2. Interest Rate Adjustments
Central banks, like the Federal Reserve or European Central Bank, combat inflation by raising interest rates. While higher rates can curb inflation by reducing borrowing and spending, they also increase the cost of debt for businesses and consumers.
3. Wealth Redistribution
Inflation can benefit debtors, as the real value of debt decreases over time. Conversely, it harms savers, as the value of their savings erodes unless they earn interest rates higher than inflation.
4. Impact on Exchange Rates
High inflation can weaken a country’s currency, making exports more competitive but increasing the cost of imports. This can lead to trade imbalances and affect global markets.
5. Economic Uncertainty
Persistent inflation creates uncertainty for businesses and consumers, leading to reduced investment and economic stagnation.
Inflation's Impact on Investments
Inflation influences various asset classes differently. Here's how it affects common investment types:
1. Stocks
Inflation often leads to mixed results for stocks:
- Companies with strong pricing power can pass costs to consumers, benefiting shareholders.
- However, rising costs and interest rates can hurt corporate profits, leading to market volatility.
2. Bonds
Bonds are particularly vulnerable to inflation:
- Fixed-income instruments lose value as inflation erodes purchasing power.
- Long-term bonds are more affected than short-term bonds due to extended exposure to inflation risks.
3. Real Estate
Real estate is often seen as a hedge against inflation:
- Property values tend to rise with inflation, preserving wealth.
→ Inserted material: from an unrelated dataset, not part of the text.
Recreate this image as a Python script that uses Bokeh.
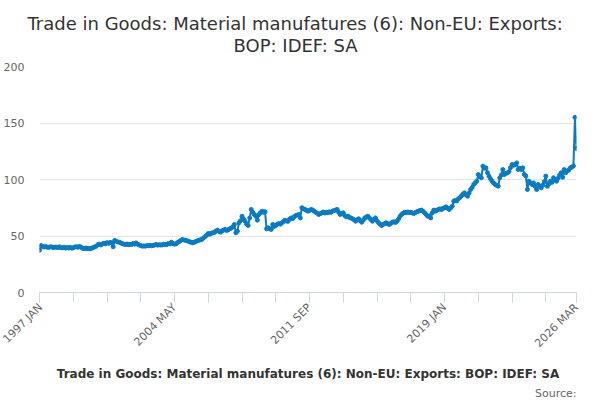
import math
from bokeh.plotting import figure
from bokeh.models import FixedTicker, Title, Range1d, ColumnDataSource
from bokeh.embed import file_html
from bokeh.resources import INLINE

# ---------------- data ----------------
title_lines = ["Trade in Goods: Material manufatures (6): Non-EU: Exports:",
               "BOP: IDEF: SA"]
series_name = "Trade in Goods: Material manufatures (6): Non-EU: Exports: BOP: IDEF: SA"
source_text = "Source:"

start_year = 1997
month_names = ["JAN", "FEB", "MAR", "APR", "MAY", "JUN",
               "JUL", "AUG", "SEP", "OCT", "NOV", "DEC"]

values = [
    # 1997
    37.4, 41.5, 40.6, 40.2, 40.8, 40.1, 39.9, 40.5, 40.3, 39.7, 40.2, 40.0,
    # 1998
    39.8, 40.4, 39.6, 39.5, 40.1, 39.3, 39.8, 39.4, 39.9, 39.2, 39.6, 40.3,
    # 1999
    40.5, 40.0, 40.8, 40.2, 39.1, 38.9, 39.3, 38.7, 39.0, 38.6, 39.2, 39.8,
    # 2000
    40.4, 41.0, 42.3, 42.8, 42.1, 43.0, 43.6, 43.2, 44.1, 43.5, 44.3, 44.0,
    # 2001
    40.4, 46.1, 45.3, 44.8, 44.5, 43.9, 43.2, 42.8, 42.4, 42.9, 42.3, 42.6,
    # 2002
    42.5, 43.4, 42.8, 43.9, 42.7, 42.0, 41.6, 41.0, 41.2, 41.0, 41.5, 41.3,
    # 2003
    41.8, 41.4, 41.6, 42.0, 42.5, 41.9, 42.3, 42.0, 42.2, 42.7, 42.4, 42.5,
    # 2004
    43.4, 43.0, 44.5, 43.2, 42.8, 43.1, 44.2, 45.0, 46.0, 46.9, 46.5, 46.2,
    # 2005
    45.8, 45.4, 44.8, 44.4, 44.0, 44.6, 45.2, 45.8, 46.3, 46.6, 47.2, 48.4,
    # 2006
    49.5, 50.8, 52.2, 51.6, 52.5, 52.8, 53.2, 54.4, 55.2, 54.0, 53.4, 54.6,
    # 2007
    55.2, 55.8, 54.9, 55.6, 56.4, 57.0, 58.1, 60.2, 52.8, 54.3, 61.7, 63.5,
    # 2008
    67.5, 65.0, 63.0, 60.5, 59.3, 66.0, 73.5, 71.0, 69.0, 67.5, 64.0, 69.0,
    # 2009
    70.5, 72.0, 71.0, 71.5, 56.4, 57.2, 56.5, 55.8, 60.2, 58.5, 59.3, 60.5,
    # 2010
    61.0, 60.4, 61.7, 62.8, 64.0, 63.2, 63.0, 65.0, 66.0, 65.4, 67.0, 68.1,
    # 2011
    68.5, 69.0, 66.0, 75.0, 74.2, 73.5, 72.8, 72.0, 72.6, 73.5, 73.0, 72.0,
    # 2012
    71.0, 70.2, 69.0, 69.8, 70.5, 71.2, 70.4, 71.0, 70.6, 71.4, 71.0, 72.0,
    # 2013
    72.5, 73.0, 73.5, 71.0, 69.0, 70.0, 70.5, 68.0, 67.0, 67.6, 66.4, 66.0,
    # 2014
    65.2, 64.5, 63.1, 64.3, 65.2, 63.6, 62.2, 64.0, 66.0, 66.8, 67.5, 66.0,
    # 2015
    64.5, 63.1, 64.8, 66.0, 63.5, 61.7, 60.5, 59.3, 60.2, 61.0, 61.7, 60.8,
    # 2016
    60.2, 61.2, 62.2, 62.6, 62.0, 63.1, 65.0, 67.5, 69.0, 70.2, 71.0, 70.6,
    # 2017
    71.2, 70.8, 71.0, 70.4, 69.9, 70.8, 71.5, 72.0, 72.5, 72.9, 71.8, 70.5,
    # 2018
    69.0, 67.5, 67.8, 66.0, 70.5, 72.9, 72.0, 72.8, 73.5, 74.0, 73.4, 74.5,
    # 2019
    75.0, 75.8, 74.6, 73.5, 74.8, 76.4, 80.8, 81.5, 81.0, 82.9, 84.0, 85.5,
    # 2020
    87.0, 88.2, 86.5, 85.2, 88.0, 91.2, 93.0, 95.6, 97.0, 98.5, 104.4, 102.5,
    # 2021
    101.5, 111.8, 110.0, 110.3, 106.0, 102.9, 100.5, 98.5, 96.8, 95.6, 94.8, 94.1,
    # 2022
    101.5, 104.0, 108.8, 104.4, 105.5, 105.9, 107.0, 110.5, 113.3, 112.6, 113.3, 114.7,
    # 2023
    108.8, 110.0, 108.8, 110.3, 104.4, 103.0, 91.2, 98.5, 97.0, 95.6, 97.0, 94.0,
    # 2024
    91.2, 95.6, 94.0, 92.6, 95.0, 98.0, 103.0, 94.0, 96.0, 98.5, 97.5, 101.5,
    # 2025
    100.0, 98.5, 101.0, 104.0, 106.0, 102.0, 108.8, 106.0, 107.4, 108.5, 110.3, 111.0,
    # 2026
    112.0, 155.0, 127.5,
]

categories = ["%d %s" % (start_year + i // 12, month_names[i % 12])
              for i in range(len(values))]
labelled_ticks = [0, 88, 176, 264, 350]
minor_tick_idx = [22, 44, 66, 110, 132, 154, 198, 220, 242, 286, 308, 330]
y_ticks = [0, 50, 100, 150, 200]

# ---------------- chart ----------------
COL = "#0b7bc1"
FONT = "DejaVu Sans"

xs = list(range(len(values)))
src = ColumnDataSource(dict(x=xs, y=values, cat=categories))

p = figure(frame_width=537, frame_height=226, output_backend="svg",
           toolbar_location=None,
           x_range=Range1d(0, len(values) - 1), y_range=Range1d(0, 200),
           min_border_left=38, min_border_right=9, min_border_top=0,
           min_border_bottom=0)
p.outline_line_color = None

ln = p.line("x", "y", source=src, line_width=2, line_color=COL)
sc = p.scatter("x", "y", source=src, size=4, fill_color=COL, line_color=COL)

xa = p.xaxis[0]
xa.ticker = FixedTicker(ticks=labelled_ticks, minor_ticks=minor_tick_idx)
xa.major_label_overrides = {t: categories[t] for t in labelled_ticks}
xa.major_label_orientation = math.pi / 4
xa.axis_line_color = "#ccd6eb"
xa.major_tick_line_color = "#ccd6eb"
xa.minor_tick_line_color = "#ccd6eb"
xa.major_tick_in = 0
xa.major_tick_out = 10
xa.minor_tick_in = 0
xa.minor_tick_out = 10
xa.major_label_text_font = FONT
xa.major_label_text_font_size = "11px"
xa.major_label_text_color = "#666666"
xa.major_label_standoff = 3
# series key text below the axis labels
xa.axis_label = series_name
xa.axis_label_text_font = FONT
xa.axis_label_text_font_size = "12px"
xa.axis_label_text_font_style = "bold"
xa.axis_label_text_color = "#333333"
xa.axis_label_standoff = 10

ya = p.yaxis[0]
ya.ticker = FixedTicker(ticks=y_ticks)
ya.axis_line_color = None
ya.major_tick_line_color = None
ya.minor_tick_line_color = None
ya.major_label_text_font = FONT
ya.major_label_text_font_size = "11px"
ya.major_label_text_color = "#666666"
ya.major_label_standoff = 9

p.xgrid.grid_line_color = None
p.ygrid.ticker = FixedTicker(ticks=y_ticks)
p.ygrid.grid_line_color = "#e6e6e6"

# two-line title in one box; second line indented with no-break spaces
title_text = title_lines[0] + "\n" + "\u00a0" * 36 + title_lines[1]
p.add_layout(Title(text=title_text, align="left", offset=-12,
                   text_font=FONT, text_font_size="18px",
                   text_color="#333333", text_font_style="normal",
                   text_line_height=1.05, standoff=21), "above")

p.add_layout(Title(text=source_text, align="right", text_font=FONT,
                   text_font_size="11px", text_color="#666666",
                   text_font_style="normal", standoff=0), "below")

open("out.html", "w").write(file_html(p, INLINE))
- Rental income can also increase, offering steady returns in inflationary periods.
4. Commodities
Commodities like gold and oil often perform well during inflation:
- Gold is considered a safe haven and retains value as currencies depreciate.
- Oil and agricultural products often see price increases, benefiting commodity investors.
5. Cash and Savings
Cash and traditional savings accounts lose value during inflation unless interest rates keep pace with price increases.
Strategies for Investors During Inflation
To safeguard investments during inflationary periods, consider the following strategies:
1. Diversify Your Portfolio
Spread investments across multiple asset classes, including stocks, bonds, real estate, and commodities. Diversification reduces risks and ensures exposure to inflation-resistant assets.
2. Invest in Inflation-Protected Securities
Consider inflation-linked bonds like Treasury Inflation-Protected Securities (TIPS). These bonds adjust principal and interest payments to match inflation rates, offering a hedge against rising prices.
3. Focus on Companies with Pricing Power
Invest in companies that can maintain or increase their profit margins by raising prices without losing customers. These are often found in sectors like consumer staples and healthcare.
4. Consider Commodities and Real Assets
Allocate a portion of your portfolio to commodities, real estate, or infrastructure investments, which typically outperform during inflation.
5. Monitor Central Bank Policies
Stay informed about central bank actions, as interest rate changes significantly affect asset prices and inflation expectations.
Inflation Trends: A Global Perspective
Inflation varies widely across regions due to differing economic structures, policies, and external factors. For example:
- Developed Economies: Inflation rates are generally lower but are closely monitored by central banks to prevent economic instability.
- Emerging Markets: Inflation can be higher due to supply chain issues, political instability, and reliance on imported goods.
Conclusion
Inflation is an inevitable part of economic cycles, but its impact can be mitigated with the right strategies. For investors, understanding the causes and effects of inflation, along with proactive portfolio adjustments, is crucial for long-term financial success.
By staying informed, diversifying investments, and focusing on inflation-resistant assets, investors can navigate the challenges of inflation and protect their wealth in any economic climate.